I. The Scope of the New ABC Test
A recent California court case, Garcia v. Border Transportation Group, LLC, explained the scope and function of the ABC Test in classifying independent contractors in California. Firstly, the ABC Test states that a worker is presumed to be an employee, unless the employer establishes all of the following:
(A) The worker is free from the control and direction of the employer in connection with the performance of the work;
(B) The worker performs work outside the usual course of the employer’s business; and
(C) The worker is customarily engaged in an independently established trade, occupation, or business of the same nature of the work performed.
The ABC Test, however, only applies to claims that a worker brings against the employer that are contained in an applicable IWC Wage Order. IWC Wage Orders are rules that pertain to specific industries and the workers in those industries. For example, in the Garcia case, the plaintiffs were taxi drivers, and therefore Wage Order No. 9 applies because it is about the transportation industry. Thus, the claims contained in Wage Order No. 9 were analyzed by the Garcia court using the ABC Test, and the Plaintiff’s claims not contained in Wage Order No. 9 were analyzed using the former California test: the Borello Factors.

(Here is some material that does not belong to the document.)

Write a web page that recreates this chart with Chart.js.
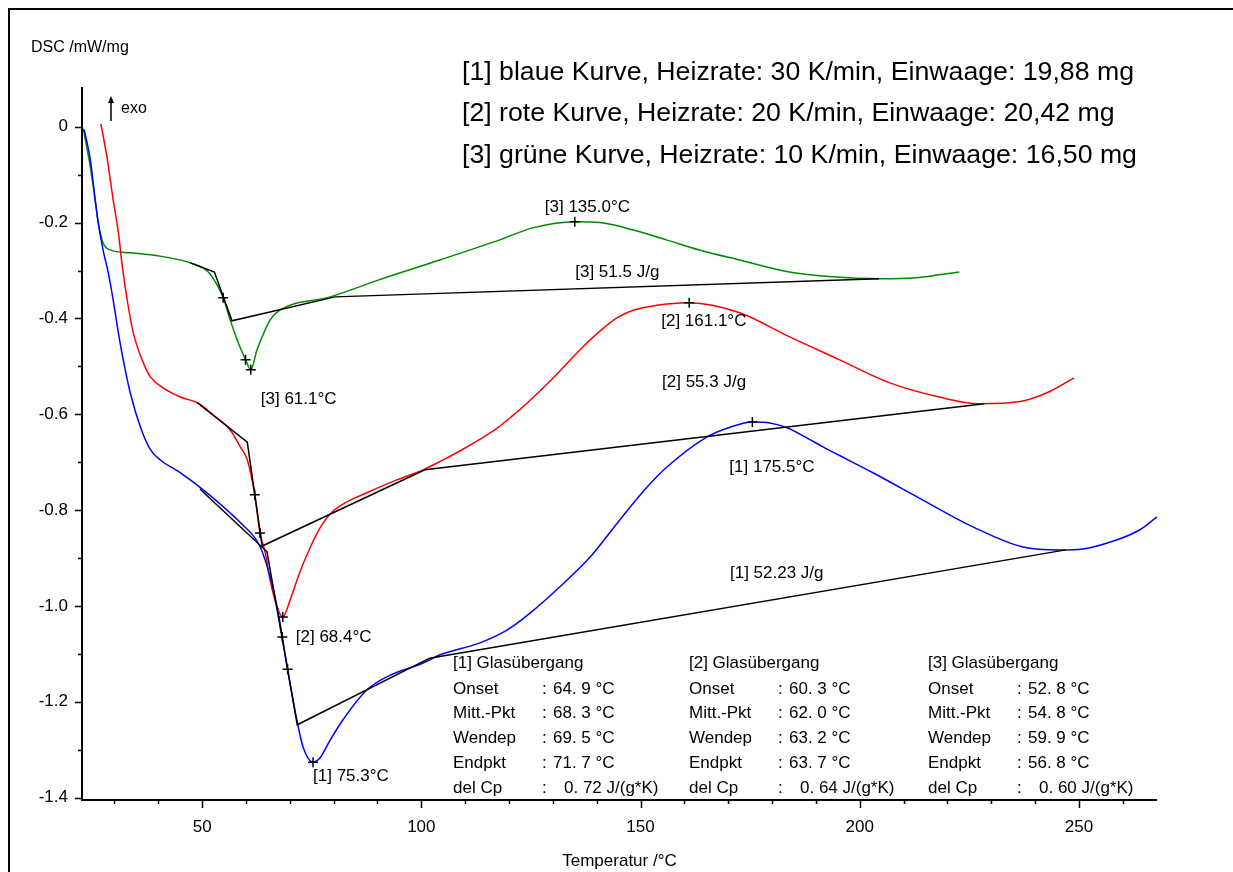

The Borello Factors, before April 2018, were the presiding test for the “employee vs. independent contractor” classification question. Under this test, the primary factor was control (identical to (A) in the ABC Test above). In addition, there were 8 secondary factors to be considered, commonly referred to as “Economic Realities”, such as the degree of dependence the worker has on the employer, both financially and otherwise. Contrary to what some thought after the April 2018 case adopting the ABC Test, the Borello Factors still exist in Factors still exist in California, and are used when a plaintiff’s claim is not contained in an IWC Wage Order. For example, a claim for wrongful termination would be analyzed using the Borello Factors because this claim does not exist in any IWC Wage Order.
II. The Function of the New ABC Test
The ABC Test is much stricter than the Borello Factors in that a failure of any of the three factors means the independent contractor was misclassified (i.e. they should have been an employee). For example, the Garcia case focused on factors (B) and (C), stating the following:
(B) This factor is aimed at whether or not the worker can reasonably be viewed to be working as an employee at the employer’s business; and
(C) This factor “asks whether the worker independently has made the decision to go into business for himself or herself . . . [which] can be proven with evidence that the worker has taken the usual steps to establish and promote his or her independent business—for example, through incorporation, licensure, advertisements, [etc.…].”
This is a very complex analysis because California currently has two tests (ABC and Borello) governing the claims of potentially misclassified independent contractors. So, it is vital to consult legal counsel when classifying employees vs. independent contractors.